O abandono do sistema de ensino atinge elevadíssimas taxas, penalizando, quer um quer outro, as crianças e os jovens oriundos de sectores sociais mais carenciados.

E apenas um exemplo, porque muitos haveriam com certeza, o dos trabalhadores-estudantes, sujeitos a um regime que, pelo menos, é desumano e bárbaro.

Os respectivos programas são iguais aos do ensino diurno, mas o número de horas de aula é menor. As matérias e manuais foram elaborados para alunos com idades muito mais baixas. A taxa de desistência é enorme. Qualquer professor sabe que, de uma turma de 30, restam, no fim do ano, 2 ou 3 alunos, quando nenhum.

Temos um sistema desajustado da realidade e das necessidades sócio-económicas, incapaz de proporcionar ao jovem uma formação profissional que lhe permita uma correcta inserção no mundo do trabalho.

Mais de 2 milhões de estudantes, mais de 100 000 professores e perto de 4 milhões de pais e encarregados de educação são atingidos diariamente por uma política de rotundo fracasso, alheia ao caos que prolifera dentro e fora da comunidade escolar.

Ê a superlotação das aulas; são as instalações escolares que não funcionam por falta de condições; são as bibliotecas e as instalações gimno-desportivas que se extinguem; são os pátios de recreio que subitamente são invadidos por pavilhões pré-fabricados; são as escolas inacabadas e já inauguradas.

O início de cada ano lectivo é sempre sinónimo de dezenas de milhares de alunos sem aulas, dezenas de escolas sem condições para abrir, de professores e funcionários por colocar.

As construções e reparações funcionam como publicidade pré-eleitoral, e só quando a desgraça bate à porta, como aconteceu na Escola Secundária do Cartaxo, se tomara medidas, apressadas e quase sempre incorrectas.

A escola é hoje, indesmentivelmente, um local de frustração, insegurança e desmotivação, mas fora da escola a situação não é melhor. Cada vez mais, estudar é privilégio de alguns e não direito de todos.

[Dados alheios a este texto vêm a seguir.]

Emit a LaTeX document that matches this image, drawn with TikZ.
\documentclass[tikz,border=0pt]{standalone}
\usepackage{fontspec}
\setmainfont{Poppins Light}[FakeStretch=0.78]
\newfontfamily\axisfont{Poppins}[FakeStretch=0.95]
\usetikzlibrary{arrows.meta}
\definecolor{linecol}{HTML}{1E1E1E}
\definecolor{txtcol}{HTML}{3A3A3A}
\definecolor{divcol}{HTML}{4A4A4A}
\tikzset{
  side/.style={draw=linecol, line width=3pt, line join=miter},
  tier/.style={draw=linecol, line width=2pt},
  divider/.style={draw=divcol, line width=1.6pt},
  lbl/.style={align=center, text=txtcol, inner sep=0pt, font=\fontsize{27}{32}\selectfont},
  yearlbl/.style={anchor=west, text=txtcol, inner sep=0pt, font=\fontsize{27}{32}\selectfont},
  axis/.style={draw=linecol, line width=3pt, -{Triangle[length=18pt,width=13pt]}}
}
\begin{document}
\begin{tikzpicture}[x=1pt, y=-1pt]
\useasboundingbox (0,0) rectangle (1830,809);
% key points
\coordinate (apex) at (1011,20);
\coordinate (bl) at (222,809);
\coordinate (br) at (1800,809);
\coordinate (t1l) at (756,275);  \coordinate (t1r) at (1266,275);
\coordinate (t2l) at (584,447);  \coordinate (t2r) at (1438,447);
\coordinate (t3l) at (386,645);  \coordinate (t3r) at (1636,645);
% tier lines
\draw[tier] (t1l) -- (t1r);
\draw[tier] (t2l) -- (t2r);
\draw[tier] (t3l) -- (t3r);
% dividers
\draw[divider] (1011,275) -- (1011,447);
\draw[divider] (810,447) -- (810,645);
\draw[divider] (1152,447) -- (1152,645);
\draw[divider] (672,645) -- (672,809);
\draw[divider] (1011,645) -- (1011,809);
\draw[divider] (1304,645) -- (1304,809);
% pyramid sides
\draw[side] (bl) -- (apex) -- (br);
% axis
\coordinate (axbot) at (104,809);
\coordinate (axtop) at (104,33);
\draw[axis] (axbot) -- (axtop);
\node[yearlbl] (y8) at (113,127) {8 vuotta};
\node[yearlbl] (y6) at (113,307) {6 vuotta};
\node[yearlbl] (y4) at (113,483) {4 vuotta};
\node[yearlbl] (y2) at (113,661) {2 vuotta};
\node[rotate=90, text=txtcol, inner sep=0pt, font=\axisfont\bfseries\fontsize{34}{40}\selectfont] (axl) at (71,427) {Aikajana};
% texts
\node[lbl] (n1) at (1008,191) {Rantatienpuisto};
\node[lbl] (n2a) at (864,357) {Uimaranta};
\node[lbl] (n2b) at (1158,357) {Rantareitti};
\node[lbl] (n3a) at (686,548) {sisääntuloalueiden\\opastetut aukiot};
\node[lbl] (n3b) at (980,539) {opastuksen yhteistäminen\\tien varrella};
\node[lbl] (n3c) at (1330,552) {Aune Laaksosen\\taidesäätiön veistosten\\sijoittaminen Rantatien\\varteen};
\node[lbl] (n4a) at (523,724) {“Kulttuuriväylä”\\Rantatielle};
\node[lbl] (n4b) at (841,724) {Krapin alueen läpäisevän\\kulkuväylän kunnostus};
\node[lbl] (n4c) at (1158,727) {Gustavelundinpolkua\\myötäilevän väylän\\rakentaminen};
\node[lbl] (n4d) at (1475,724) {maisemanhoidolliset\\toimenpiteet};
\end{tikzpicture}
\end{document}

Marginalizados do sistema de ensino, os jovens encontram as únicas opções que não lhes são recusadas, antes consentidas e fomentadas. A droga, a prostituição, a delinquência, o suicídio são caminhos percorridos infelizmente por muitos. E não se diga que a responsabilidade por tal situação não pode ser assacada ao actual governo.